I have to find the shortest distance between the line $x - y - 2= 0$ and the parabola $x^2 = y.$
This is my solution but I'm not sure if it is right. Point on $y=x^2$ is with coordinates $(t^2, t)$. Distance between the point $(t^2, t)$ from the line x - y - 2 = 0 is: $p = \left | \frac{t^2-t-2}{\sqrt{A^2+B^2}} \right |$ $$p=\left | \frac{t^2-t-2}{\sqrt{1^2+(-1)^2}} \right |$$ $$p=\left | \frac{t^2-t-2}{\sqrt{2}} \right |$$ p is the smallest when the first derivative is equal to 0. the first derivative of p is $$\sqrt{2}t-\frac{\sqrt{2}}{2}=0.$$ It means that t is equal to $\frac{1}{2}.$ So, the answer is $$\frac{1}{2}^{2}-\frac{1}{4}-2= \frac{9}{4\sqrt{2}}$$. Is this right?
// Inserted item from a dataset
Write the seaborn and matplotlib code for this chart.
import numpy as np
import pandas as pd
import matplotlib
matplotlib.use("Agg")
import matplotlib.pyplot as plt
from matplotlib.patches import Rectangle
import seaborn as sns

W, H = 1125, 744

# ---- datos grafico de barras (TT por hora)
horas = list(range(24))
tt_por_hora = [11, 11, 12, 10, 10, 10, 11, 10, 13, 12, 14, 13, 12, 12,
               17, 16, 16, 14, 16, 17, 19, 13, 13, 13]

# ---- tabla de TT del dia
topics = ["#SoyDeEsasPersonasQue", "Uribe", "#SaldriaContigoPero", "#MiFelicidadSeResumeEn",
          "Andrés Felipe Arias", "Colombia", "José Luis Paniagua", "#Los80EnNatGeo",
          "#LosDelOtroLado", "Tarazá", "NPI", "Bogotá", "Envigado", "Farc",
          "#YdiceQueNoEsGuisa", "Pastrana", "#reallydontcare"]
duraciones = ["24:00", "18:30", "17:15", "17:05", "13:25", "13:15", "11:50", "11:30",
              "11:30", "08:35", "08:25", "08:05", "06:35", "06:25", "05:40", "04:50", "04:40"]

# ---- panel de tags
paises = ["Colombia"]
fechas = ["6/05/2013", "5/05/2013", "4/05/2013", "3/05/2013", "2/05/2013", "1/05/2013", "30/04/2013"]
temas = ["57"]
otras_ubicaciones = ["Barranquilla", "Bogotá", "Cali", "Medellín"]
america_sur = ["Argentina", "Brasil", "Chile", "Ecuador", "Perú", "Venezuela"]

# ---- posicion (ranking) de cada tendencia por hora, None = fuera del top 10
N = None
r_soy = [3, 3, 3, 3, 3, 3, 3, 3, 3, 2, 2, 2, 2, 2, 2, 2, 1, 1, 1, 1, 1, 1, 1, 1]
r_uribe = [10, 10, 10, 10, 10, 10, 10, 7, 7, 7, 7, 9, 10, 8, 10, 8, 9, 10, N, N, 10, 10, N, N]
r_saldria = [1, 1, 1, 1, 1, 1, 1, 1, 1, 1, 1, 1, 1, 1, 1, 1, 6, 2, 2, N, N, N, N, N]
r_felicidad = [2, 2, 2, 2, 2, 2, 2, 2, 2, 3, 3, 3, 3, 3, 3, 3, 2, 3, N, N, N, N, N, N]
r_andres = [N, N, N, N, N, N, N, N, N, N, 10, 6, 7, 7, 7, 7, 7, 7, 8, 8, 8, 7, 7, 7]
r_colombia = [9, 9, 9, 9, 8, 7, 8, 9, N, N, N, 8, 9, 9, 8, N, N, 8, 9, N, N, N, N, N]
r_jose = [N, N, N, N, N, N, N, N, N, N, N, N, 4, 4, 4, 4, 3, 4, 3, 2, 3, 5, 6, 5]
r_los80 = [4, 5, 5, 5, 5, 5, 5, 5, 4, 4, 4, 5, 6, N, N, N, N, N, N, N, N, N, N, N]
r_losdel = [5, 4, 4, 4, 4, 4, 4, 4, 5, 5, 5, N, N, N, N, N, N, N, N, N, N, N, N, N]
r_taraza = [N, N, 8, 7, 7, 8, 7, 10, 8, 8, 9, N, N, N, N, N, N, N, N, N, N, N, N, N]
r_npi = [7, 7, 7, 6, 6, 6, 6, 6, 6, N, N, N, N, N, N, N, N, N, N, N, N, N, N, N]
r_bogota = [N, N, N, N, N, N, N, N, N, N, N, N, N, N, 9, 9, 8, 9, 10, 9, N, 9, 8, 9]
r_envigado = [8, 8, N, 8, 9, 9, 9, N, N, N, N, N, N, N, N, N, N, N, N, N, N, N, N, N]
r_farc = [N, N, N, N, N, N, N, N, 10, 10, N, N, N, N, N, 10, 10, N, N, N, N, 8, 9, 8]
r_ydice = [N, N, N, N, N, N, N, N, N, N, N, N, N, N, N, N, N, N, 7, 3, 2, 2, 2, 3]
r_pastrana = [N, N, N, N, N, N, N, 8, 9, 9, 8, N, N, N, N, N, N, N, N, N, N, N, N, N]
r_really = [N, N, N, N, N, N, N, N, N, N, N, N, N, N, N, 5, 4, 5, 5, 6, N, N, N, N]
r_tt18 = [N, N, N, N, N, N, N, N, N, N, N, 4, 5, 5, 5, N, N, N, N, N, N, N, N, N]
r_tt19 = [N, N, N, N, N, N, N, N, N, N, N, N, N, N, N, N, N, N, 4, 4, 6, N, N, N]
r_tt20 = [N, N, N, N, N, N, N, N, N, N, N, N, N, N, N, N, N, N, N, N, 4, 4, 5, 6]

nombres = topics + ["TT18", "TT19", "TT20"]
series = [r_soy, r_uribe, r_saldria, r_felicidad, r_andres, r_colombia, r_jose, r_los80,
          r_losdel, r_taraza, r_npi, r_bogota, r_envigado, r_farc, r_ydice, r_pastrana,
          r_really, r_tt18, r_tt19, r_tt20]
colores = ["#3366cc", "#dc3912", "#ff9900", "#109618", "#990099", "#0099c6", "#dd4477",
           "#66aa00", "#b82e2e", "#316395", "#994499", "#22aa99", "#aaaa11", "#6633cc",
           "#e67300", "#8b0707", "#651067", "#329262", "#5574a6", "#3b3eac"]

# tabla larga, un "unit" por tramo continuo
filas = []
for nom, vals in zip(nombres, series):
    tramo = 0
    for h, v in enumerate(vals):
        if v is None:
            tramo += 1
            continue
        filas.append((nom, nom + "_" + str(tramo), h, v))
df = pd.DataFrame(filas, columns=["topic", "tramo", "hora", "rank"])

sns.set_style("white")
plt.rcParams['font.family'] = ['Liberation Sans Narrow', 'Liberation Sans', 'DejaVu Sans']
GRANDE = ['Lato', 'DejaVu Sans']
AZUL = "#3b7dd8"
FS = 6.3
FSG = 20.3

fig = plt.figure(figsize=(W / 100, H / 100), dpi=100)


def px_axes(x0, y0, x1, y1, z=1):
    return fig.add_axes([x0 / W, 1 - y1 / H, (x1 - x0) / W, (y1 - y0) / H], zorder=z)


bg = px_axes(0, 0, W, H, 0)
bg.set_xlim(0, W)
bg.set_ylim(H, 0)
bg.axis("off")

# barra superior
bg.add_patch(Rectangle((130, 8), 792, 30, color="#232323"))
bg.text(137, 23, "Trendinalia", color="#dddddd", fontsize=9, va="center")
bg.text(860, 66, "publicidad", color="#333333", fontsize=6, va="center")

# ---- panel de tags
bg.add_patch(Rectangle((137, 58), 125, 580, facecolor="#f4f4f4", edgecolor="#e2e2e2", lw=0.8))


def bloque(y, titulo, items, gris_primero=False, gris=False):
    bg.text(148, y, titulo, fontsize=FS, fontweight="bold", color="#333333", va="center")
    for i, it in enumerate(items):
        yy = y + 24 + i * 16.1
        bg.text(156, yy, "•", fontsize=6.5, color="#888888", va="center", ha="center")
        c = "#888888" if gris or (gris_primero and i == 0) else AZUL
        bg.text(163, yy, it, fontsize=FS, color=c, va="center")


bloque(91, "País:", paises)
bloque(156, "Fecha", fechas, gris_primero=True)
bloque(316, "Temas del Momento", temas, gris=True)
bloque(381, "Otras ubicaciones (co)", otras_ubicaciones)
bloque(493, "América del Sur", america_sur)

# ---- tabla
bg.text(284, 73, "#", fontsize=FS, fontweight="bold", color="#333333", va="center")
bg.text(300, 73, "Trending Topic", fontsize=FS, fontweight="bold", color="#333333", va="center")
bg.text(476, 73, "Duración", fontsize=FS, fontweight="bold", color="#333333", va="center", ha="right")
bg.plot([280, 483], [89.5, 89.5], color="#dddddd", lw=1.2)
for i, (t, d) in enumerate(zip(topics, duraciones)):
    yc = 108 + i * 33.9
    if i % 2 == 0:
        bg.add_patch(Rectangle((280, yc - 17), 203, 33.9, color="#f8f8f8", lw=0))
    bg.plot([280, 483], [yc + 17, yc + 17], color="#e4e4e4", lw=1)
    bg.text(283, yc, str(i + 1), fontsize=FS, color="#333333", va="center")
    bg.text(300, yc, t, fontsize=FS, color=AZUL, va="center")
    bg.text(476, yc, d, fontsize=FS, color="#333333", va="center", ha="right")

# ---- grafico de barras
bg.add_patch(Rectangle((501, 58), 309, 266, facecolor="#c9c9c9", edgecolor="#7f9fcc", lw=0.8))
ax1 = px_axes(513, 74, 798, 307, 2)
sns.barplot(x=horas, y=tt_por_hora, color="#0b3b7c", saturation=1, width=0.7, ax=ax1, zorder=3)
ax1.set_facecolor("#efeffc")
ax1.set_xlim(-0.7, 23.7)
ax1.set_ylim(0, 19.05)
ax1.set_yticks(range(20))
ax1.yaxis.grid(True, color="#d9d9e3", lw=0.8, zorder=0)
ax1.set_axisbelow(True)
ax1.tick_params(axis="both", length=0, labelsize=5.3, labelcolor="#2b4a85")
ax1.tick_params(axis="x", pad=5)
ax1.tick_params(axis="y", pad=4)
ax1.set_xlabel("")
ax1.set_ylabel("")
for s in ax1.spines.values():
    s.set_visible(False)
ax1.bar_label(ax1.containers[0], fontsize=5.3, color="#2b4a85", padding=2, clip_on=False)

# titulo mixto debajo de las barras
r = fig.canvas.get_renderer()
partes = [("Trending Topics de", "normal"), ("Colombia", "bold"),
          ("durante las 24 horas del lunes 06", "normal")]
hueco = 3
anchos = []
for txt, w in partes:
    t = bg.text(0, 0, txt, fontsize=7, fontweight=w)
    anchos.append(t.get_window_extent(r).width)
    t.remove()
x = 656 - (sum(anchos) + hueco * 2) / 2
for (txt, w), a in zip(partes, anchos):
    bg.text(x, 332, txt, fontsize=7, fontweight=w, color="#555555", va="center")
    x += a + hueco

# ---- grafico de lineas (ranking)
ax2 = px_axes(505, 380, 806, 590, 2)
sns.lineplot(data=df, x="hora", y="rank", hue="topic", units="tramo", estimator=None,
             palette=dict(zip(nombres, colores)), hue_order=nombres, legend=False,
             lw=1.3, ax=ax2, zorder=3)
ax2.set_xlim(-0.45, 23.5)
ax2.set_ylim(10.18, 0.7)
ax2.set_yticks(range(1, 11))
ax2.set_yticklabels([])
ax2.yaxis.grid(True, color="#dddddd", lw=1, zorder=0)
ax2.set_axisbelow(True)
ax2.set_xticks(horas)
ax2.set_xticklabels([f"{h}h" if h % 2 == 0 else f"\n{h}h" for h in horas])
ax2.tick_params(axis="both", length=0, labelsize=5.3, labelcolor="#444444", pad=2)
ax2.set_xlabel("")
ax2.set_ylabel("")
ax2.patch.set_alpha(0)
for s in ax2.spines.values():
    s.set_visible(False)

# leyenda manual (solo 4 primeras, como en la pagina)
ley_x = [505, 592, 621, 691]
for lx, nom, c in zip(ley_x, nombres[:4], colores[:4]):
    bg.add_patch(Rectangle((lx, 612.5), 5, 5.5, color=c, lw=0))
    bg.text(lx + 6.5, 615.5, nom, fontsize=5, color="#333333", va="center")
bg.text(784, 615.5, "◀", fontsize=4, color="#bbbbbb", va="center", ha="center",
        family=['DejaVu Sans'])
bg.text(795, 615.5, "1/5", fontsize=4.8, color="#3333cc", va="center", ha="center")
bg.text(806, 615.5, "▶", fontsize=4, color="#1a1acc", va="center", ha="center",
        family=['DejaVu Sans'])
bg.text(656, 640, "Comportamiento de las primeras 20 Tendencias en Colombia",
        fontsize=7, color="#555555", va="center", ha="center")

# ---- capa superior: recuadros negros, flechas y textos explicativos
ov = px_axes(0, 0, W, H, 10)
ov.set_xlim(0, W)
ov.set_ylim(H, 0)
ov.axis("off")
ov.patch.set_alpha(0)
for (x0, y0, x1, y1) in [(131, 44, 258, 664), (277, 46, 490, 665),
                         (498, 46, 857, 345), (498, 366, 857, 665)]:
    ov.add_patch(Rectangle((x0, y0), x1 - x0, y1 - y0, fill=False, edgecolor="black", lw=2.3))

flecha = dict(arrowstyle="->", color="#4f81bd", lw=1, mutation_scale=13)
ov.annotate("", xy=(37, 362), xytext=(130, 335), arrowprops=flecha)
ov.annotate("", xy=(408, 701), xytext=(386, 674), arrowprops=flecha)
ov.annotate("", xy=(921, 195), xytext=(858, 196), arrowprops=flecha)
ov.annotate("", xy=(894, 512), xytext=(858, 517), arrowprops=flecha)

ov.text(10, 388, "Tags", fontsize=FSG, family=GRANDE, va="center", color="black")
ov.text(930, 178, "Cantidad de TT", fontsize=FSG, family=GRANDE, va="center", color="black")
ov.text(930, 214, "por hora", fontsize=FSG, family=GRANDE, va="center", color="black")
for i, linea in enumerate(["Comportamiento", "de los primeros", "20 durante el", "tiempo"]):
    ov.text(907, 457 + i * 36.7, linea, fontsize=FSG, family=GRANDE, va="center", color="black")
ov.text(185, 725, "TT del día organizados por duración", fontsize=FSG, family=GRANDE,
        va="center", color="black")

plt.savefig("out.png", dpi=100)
HINT.-(1)Take a point $P_0=(x_0,x_o^2)$ in which the tangent to the parabola be parallel to the line $y=x-2)$. The point is $(0.5,0.25)$ (because in the tangent $y=2x_0x-x_0^2$ we need $2x_0=1$).
(2)Find the distance between $y=x-2$ and $y=x-\dfrac14$ (for example the perpendicular line from $(0.5,0.25)$ to $y=x-2$ is $y=-x+\dfrac14$, then find the distance from $P_0$ to the intersection of lines $y=-x+\dfrac14$ and $y=x-2$.